Socialist International Mission to the Great Lakes Region
18-23 February 2003
A mission of the SI visited Côte d’Ivoire, the Democratic Republic of Congo, Burundi and Angola from 18 to 23 February at a time of renewed international concern at developments in the Great Lakes Region, to support the Inter-Congolese Dialogue and as part of the International’s backing for peace efforts in Africa. The mission members included the SI Secretary General; the Chair of the SI Africa Committee, Ousmane Tanor Dieng,Socialist Party of Senegal, PS; Nanié-Coulibaly Safiatou, a member of the leadership of the Ivorian Popular Front, FPI; and, Steen Christensen, Social Democratic Party of Denmark.
After preliminary discussions in Abidjan with President Laurent Gbagbo of Côte d’Ivoire, the members of the mission flew to Kinshasa where they met members of the political opposition, civil society and representatives of the Congolese government. Among opposition leaders the mission met Adrien Phongo Kunda, the Secretary General of the Union for Democracy and Social Progress, UDPS, and other members of the executive of the UDPS; François Lumumba, the President of the Mouvement National Congolais Lumumba, MNC/L, and other key figures in the process of peace-making in Congo.
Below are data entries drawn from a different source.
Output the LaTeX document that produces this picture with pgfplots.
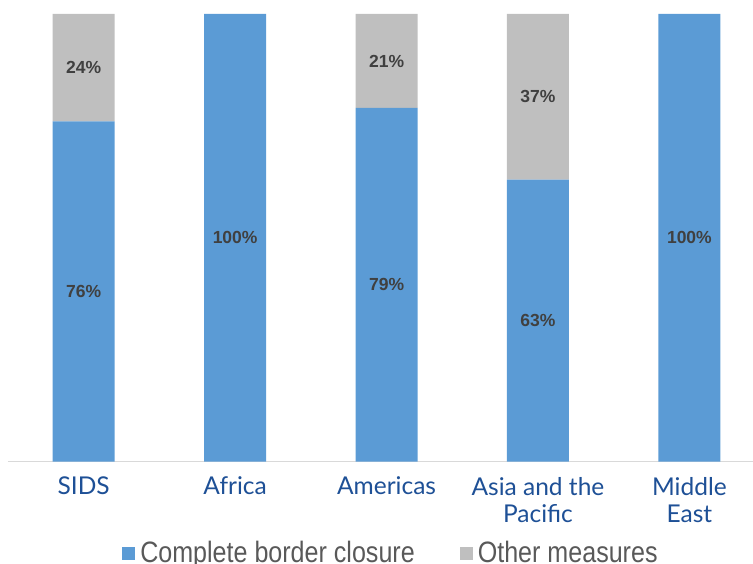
\documentclass[border=0pt]{standalone}
\usepackage{fontspec}
\setmainfont{Lato}
\newfontfamily\lab{Liberation Sans}
\newfontfamily\leg[FakeStretch=0.85]{Liberation Sans}
\usepackage{pgfplots}
\pgfplotsset{compat=1.18}
\definecolor{cblue}{HTML}{5B9BD5}
\definecolor{cgray}{HTML}{BFBFBF}
\definecolor{tblue}{RGB}{30,80,150}
\definecolor{lgray}{HTML}{595959}
\definecolor{dgray}{HTML}{404040}
\begin{document}
\begin{tikzpicture}[x=1pt,y=1pt]
\useasboundingbox (0,0) rectangle (753,563);
\begin{axis}[
  at={(8pt,101.5pt)}, anchor=south west,
  scale only axis, width=745pt, height=447.5pt,
  ybar stacked, bar width=62pt,
  xmin=-0.5, xmax=4.42, ymin=0, ymax=100,
  hide y axis, axis x line*=bottom,
  x axis line style={draw=black!15, line width=1pt, -},
  xtick={0,1,2,3,4}, major tick length=0pt,
  xticklabels={SIDS,Africa,Americas,{Asia and the\\Pacific},{Middle\\East}},
  xticklabel style={align=center, font=\fontsize{24.5}{27}\selectfont, text=tblue, yshift=-12pt},
  point meta=explicit symbolic,
  nodes near coords,
  every node near coord/.append style={font=\lab\bfseries\fontsize{17.5}{20}\selectfont, text=dgray, anchor=center},
  legend columns=2,
  legend style={draw=none, fill=none, at={(0.516,-0.2045)}, anchor=center,
    font=\leg\fontsize{29.5}{30}\selectfont, text=lgray,
    /tikz/every even column/.append style={column sep=40pt}},
  legend image code/.code={\fill[#1] (0pt,-6.5pt) rectangle (13pt,6.5pt);},
  legend cell align=left,
  legend style={nodes={inner xsep=5pt}},
]
\addplot[fill=cblue, draw=none] coordinates {(0,76)[76\%] (1,100)[100\%] (2,79)[79\%] (3,63)[63\%] (4,100)[100\%]};
\addplot[fill=cgray, draw=none] coordinates {(0,24)[24\%] (1,0)[] (2,21)[21\%] (3,37)[37\%] (4,0)[]};
\legend{Complete border closure, Other measures}
\end{axis}
\end{tikzpicture}
\end{document}
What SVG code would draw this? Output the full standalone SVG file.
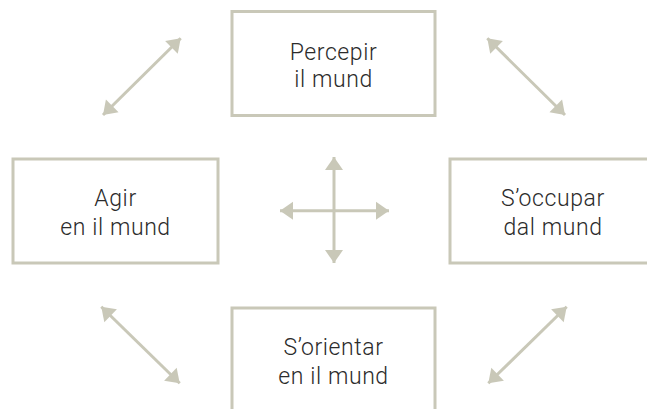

From the government side the mission met the acting Foreign Minister Manoka Nzuzi, Deputy Minister for International Cooperation.
Phongo Kunda commented that his party was pleased with the visit which came, he said, during the worst crisis that his country had ever suffered. The members of the mission and the political leaders put on record their conviction that the way out of this crisis could only be by politically underlining their support for the Inter-Congolese dialogue and for the implementation of the Lusaka Agreement.
In the Burundian capital Bujumbura, the mission met Jean Minani, the leader, with other senior members, of FRODEBU, one of the country’s principal parties which has been sharing the responsibilities of government since November 2001 following the implementation of the agreement on a three-year transitional administration. Minani was elected in January as President of the transitional National Assembly established to bridge the country’s ethnic divisions and resume the democratic process. In all its meetings with the country’s leaders, the mission expressed its backing for peace which had grown out of the agreement of August 2000 signed in the Tanzanian town of Arusha and for an end to the violence which has cost the country over 200,000 lives in the past eight years.
In Luanda, the mission held talks with leaders of the ruling Popular Movement for the Liberation of Angola, MPLA, an observer member of the SI, including João Manuel Gonçalves Lourenço, its Secretary General, and Paulo Teixeira Jorge, International Secretary, underlining the SI’s support for dialogue and national reconciliation, for the alleviation of the suffering of the victims of the conflict and for the preparations for national elections.